The Government has opted not to specify mandatory gearing requirements. Instead, in relation to its ring fenced business the UK REIT will be subject to tax in respect of any amount by which the interest payable in respect of its ring-fenced business exceeds an interest cover ratio of 2.5.
It is not clear how or why shareholders holding more than 10% of current UK property companies would want to reduce their holdings so that the company in question could convert to a UK REIT.
Given the problems with UK REITs Guernsey continues to be attractive to promoters of real estate funds.
Over the years Guernsey’s administrators have developed a sophisticated infrastructure for the administration of GREITs and have developed considerable expertise in this area. The regulatory process for the establishment of a GREIT is well understood and clear. There is a fast track process for the approval of funds with the recent introduction of "qualifying investor funds" which enables funds to be self-certified by the Guernsey administrator.

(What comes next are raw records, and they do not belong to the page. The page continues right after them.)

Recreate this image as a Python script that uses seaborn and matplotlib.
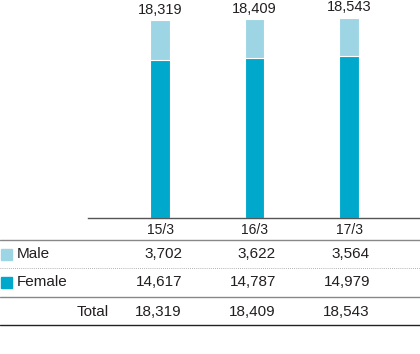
import matplotlib
matplotlib.use("Agg")
import matplotlib.pyplot as plt
import matplotlib.transforms as mtransforms
from matplotlib.lines import Line2D
from matplotlib.patches import Rectangle
import seaborn as sns
import pandas as pd

periods = ["15/3", "16/3", "17/3"]
male = [3702, 3622, 3564]
female = [14617, 14787, 14979]
total = [18319, 18409, 18543]

MALE_C = "#9dd5e5"
FEMALE_C = "#00a9cb"
TXT = "#231f20"

sns.set_theme(style="white")
plt.rcParams["font.family"] = ["Liberation Sans", "DejaVu Sans"]

W, H = 420, 354
fig = plt.figure(figsize=(W / 100, H / 100), dpi=100)

def fy(px):
    return 1 - px / H

def fx(px):
    return px / W

ax = fig.add_axes([fx(88), fy(218), fx(420) - fx(88), fy(0) - fy(218)])

df = pd.DataFrame({"period": periods, "male": male, "female": female, "total": total})
sns.barplot(data=df, x="period", y="total", color=MALE_C, width=0.21, ax=ax,
            edgecolor="white", linewidth=0.8, saturation=1)
sns.barplot(data=df, x="period", y="female", color=FEMALE_C, width=0.21, ax=ax,
            edgecolor="white", linewidth=0.8, saturation=1)

ax.set_xlim(-0.762, 2.751)
ax.set_ylim(0, 20170)
ax.set_xlabel("")
ax.set_ylabel("")
ax.set_xticks([])
ax.set_yticks([])
for s in ["top", "right", "left"]:
    ax.spines[s].set_visible(False)
ax.spines["bottom"].set_color("#555555")
ax.spines["bottom"].set_linewidth(1.0)

for i, t in enumerate(total):
    ax.annotate(f"{t:,}", (i, t), xytext=(0, 2.5), textcoords="offset points",
                ha="center", va="bottom", fontsize=10.5, color=TXT)

# Table
blend = mtransforms.blended_transform_factory(ax.transData, fig.transFigure)
fs = 11
for i, p in enumerate(periods):
    fig.text(i, fy(230), p, transform=blend, ha="center", va="center", fontsize=10, color=TXT)

num_x_px = [182, 276, 370]
for row_y, vals in [(254, male), (282, female), (312, total)]:
    for xp, v in zip(num_x_px, vals):
        fig.text(fx(xp), fy(row_y), f"{v:,}", ha="right", va="center", fontsize=fs, color=TXT)

fig.text(fx(17), fy(254), "Male", ha="left", va="center", fontsize=fs, color=TXT)
fig.text(fx(17), fy(282), "Female", ha="left", va="center", fontsize=fs, color=TXT)
fig.text(fx(109), fy(312), "Total", ha="right", va="center", fontsize=fs, color=TXT)

fig.patches.append(Rectangle((fx(1), fy(260)), fx(11), fy(249) - fy(260),
                             transform=fig.transFigure, color=MALE_C, figure=fig))
fig.patches.append(Rectangle((fx(1), fy(288)), fx(11), fy(277) - fy(288),
                             transform=fig.transFigure, color=FEMALE_C, figure=fig))

fig.lines.append(Line2D([0, 1], [fy(240), fy(240)], transform=fig.transFigure,
                        color="#888888", linewidth=1.0, figure=fig))
fig.lines.append(Line2D([0, 1], [fy(268), fy(268)], transform=fig.transFigure,
                        color="#999999", linewidth=0.6, linestyle=(0, (1, 1.5)), figure=fig))
fig.lines.append(Line2D([0, 1], [fy(297), fy(297)], transform=fig.transFigure,
                        color="#888888", linewidth=1.0, figure=fig))
fig.lines.append(Line2D([0, 1], [fy(325), fy(325)], transform=fig.transFigure,
                        color="#222222", linewidth=1.0, figure=fig))

fig.savefig("out.png", dpi=100)
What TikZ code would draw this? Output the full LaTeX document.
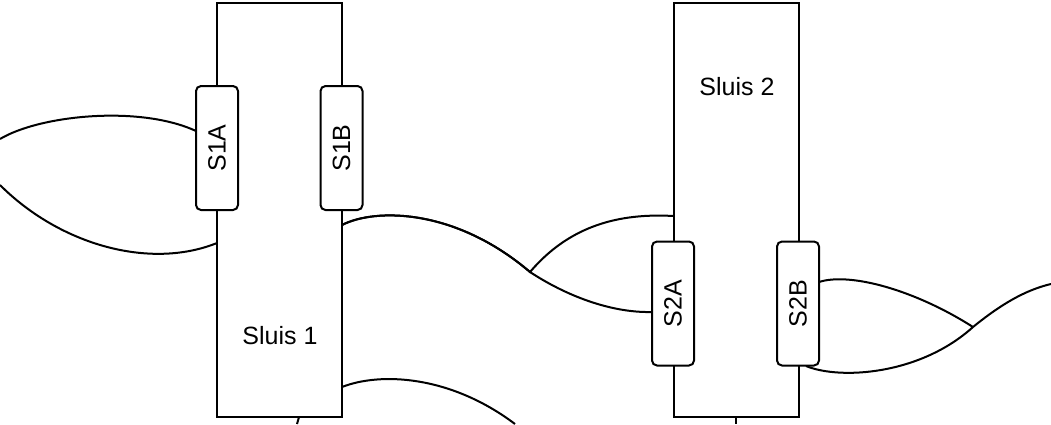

The Channel Islands Stock Exchange (CISX) also provides a listing route for GREITs, which means Guernsey can act as a one-stop-shop for their establishment and admission to listing. The CISX is recognised by the FSA and the Inland Revenue which means that SIPPs and ISAs can invest in CISX listed GREITs. There are already over 20 property vehicles listed on the CISX.
GREITs can also be listed on the London Stock Exchange or the Alternative Investment Market.
GREITs can be established as closed ended companies or open ended investment companies and qualify for tax exempt status. Any income from dividends is paid gross and any capital disposal within it is free from capital gains tax.
There is no restriction on the diversification of a portfolio of a GREIT provided there is an adequate spread of risk and there is also no restriction on the type of property business which a GREIT can undertake.
The CISX listing rules and Guernsey law and regulations do not impose any requirement on gearing levels for GREITS. Indeed the CISX is generally not prescriptive in terms of its listing requirements for GREITs.
On admission GREITs listed on the London Stock Exchange cannot borrow more than 65% of the company’s gross assets. However, the UKLA listing rules do not preclude a company from seeking shareholder consent to alter its articles of association after admission. Therefore the shareholders can, in theory, set whatever level of gearing they feel is prudent.
There is no requirement under Guernsey law or regulations for a shareholder in a GREIT to be limited to only a 10% holding.
GREITs which are already readily available to UK investors provide most of the benefits of a REIT not only from a taxation perspective but also from an investment diversification perspective. For this reason, in our view, it is unlikely that the introduction of UK REITs will have any significant effect on the number of GREITs coming into Guernsey, given that to date many of them have been established for institutional investors only. Even if the legal framework for UK REITs goes as far as the UK funds industry wants it to, it is likely that UK REITs and GREITs will happily coexist alongside each other. Indeed there is nothing to stop clients formulating their own plans for UK REITs by setting up GREITs that closely mirror the conditions laid down in the draft legislation in preparation for converting them into a UK REIT in the future.
The content of this article is intended to provide a general guide to the subject matter. Specialist advice should be sought about your specific circumstances.